A FORMER Newquay inspector has once again been chosen to lead the resort's police force – more than two years after he was ousted from the role.
Dave Meredith will take up the reins from Ian Drummond-Smith, who has been promoted to chief inspector in Plymouth.
His removal as the town's inspector in March 2010 sparked outrage from community leaders, who supported his tough stance on the night-time economy.
But at the time, police chiefs denied the decision to move Mr Meredith into a different role within the constabulary had anything to do with his views on the licensed trade.
He has spent the past two years as a response inspector in east Cornwall.
Mr Meredith vowed to continue the work of Mr Drummond-Smith, who was widely applauded for his 'no nonsense' approach to antisocial behaviour and issues linked to the town's late-night drinking culture.
He said: "I am delighted to be going back to Newquay where I have previously worked as a patrol sergeant, neighbourhood team leader and sector inspector – a position I held when Newquay Safe was created in 2009.
"My predecessor Inspector Ian Drummond-Smith achieved considerable success during his time at Newquay and I would like to assure residents, partner agencies and businesses that the police will continue its commitment to delivering the very best police service to the town and surrounding area."
News of Mr Meredith's return has been welcomed by community representatives in the resort.
Geoff Brown, Cornwall councillor for the Newquay central division, said: "I am sure that Inspector Meredith will follow on seamlessly with [Mr Drummond-Smith's] no-nonsense style of policing. It is my belief that the people of Newquay can feel confident that their safety and protection remains in safe hands."
Anti-lap-dancing campaigner Tracy Earnshaw added: "Newquay is a unique town with a unique set of challenges. Dave Meredith understood this, and he also understood how to respond to those challenges. He is an experienced, dedicated and hardworking officer, which is what Newquay needs."
Chief Superintendent Julie Fielding, police commander for Cornwall, said: "Inspector Meredith is an experienced officer in Newquay.
"I am sure he will soon renew his acquaintance with our colleagues in the Newquay Safe Partnership and do all he can to continue the excellent progress that has occurred in making the town a safe and enjoyable place to be."

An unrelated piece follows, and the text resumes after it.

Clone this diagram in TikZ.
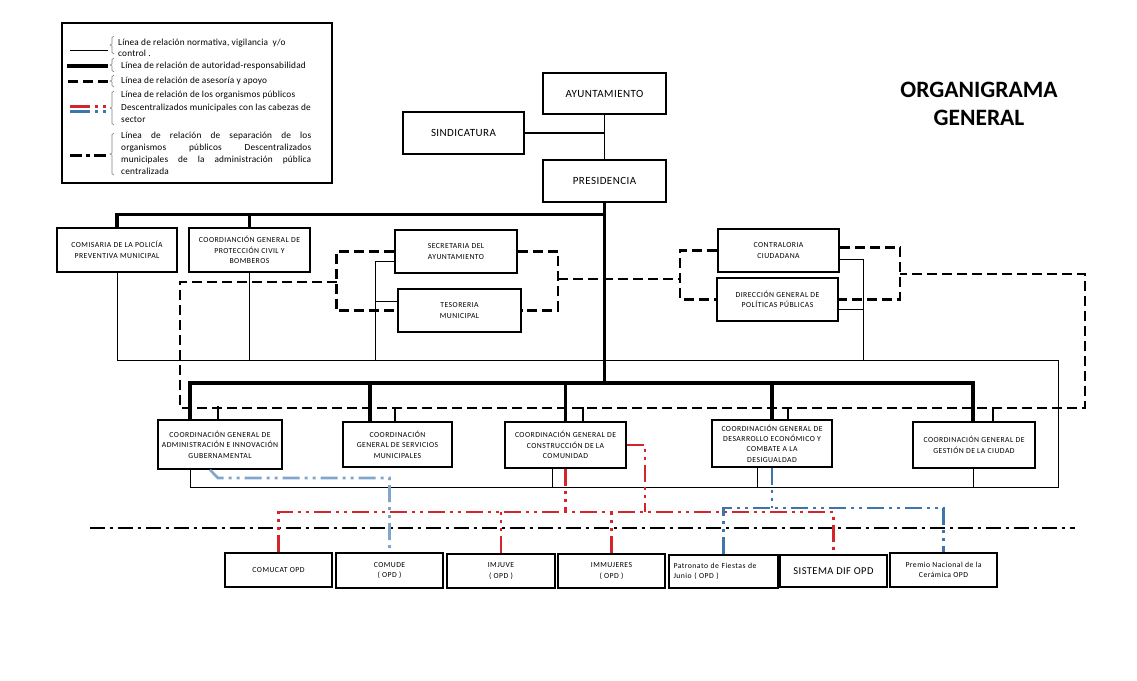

Historically the sector inspector for Newquay was also responsible for Bodmin and Wadebridge, but the boundary review now means he will only look after Newquay, St Columb Major and the surrounding areas.
Mrs Fielding said the reorganisation would help make Newquay a safer place to work, live and socialise.
She said: "This reduction of geographic responsibility is excellent news for the town as it will allow the sector inspector to spend more time, and concentrate his efforts on, dealing with the communities' issues."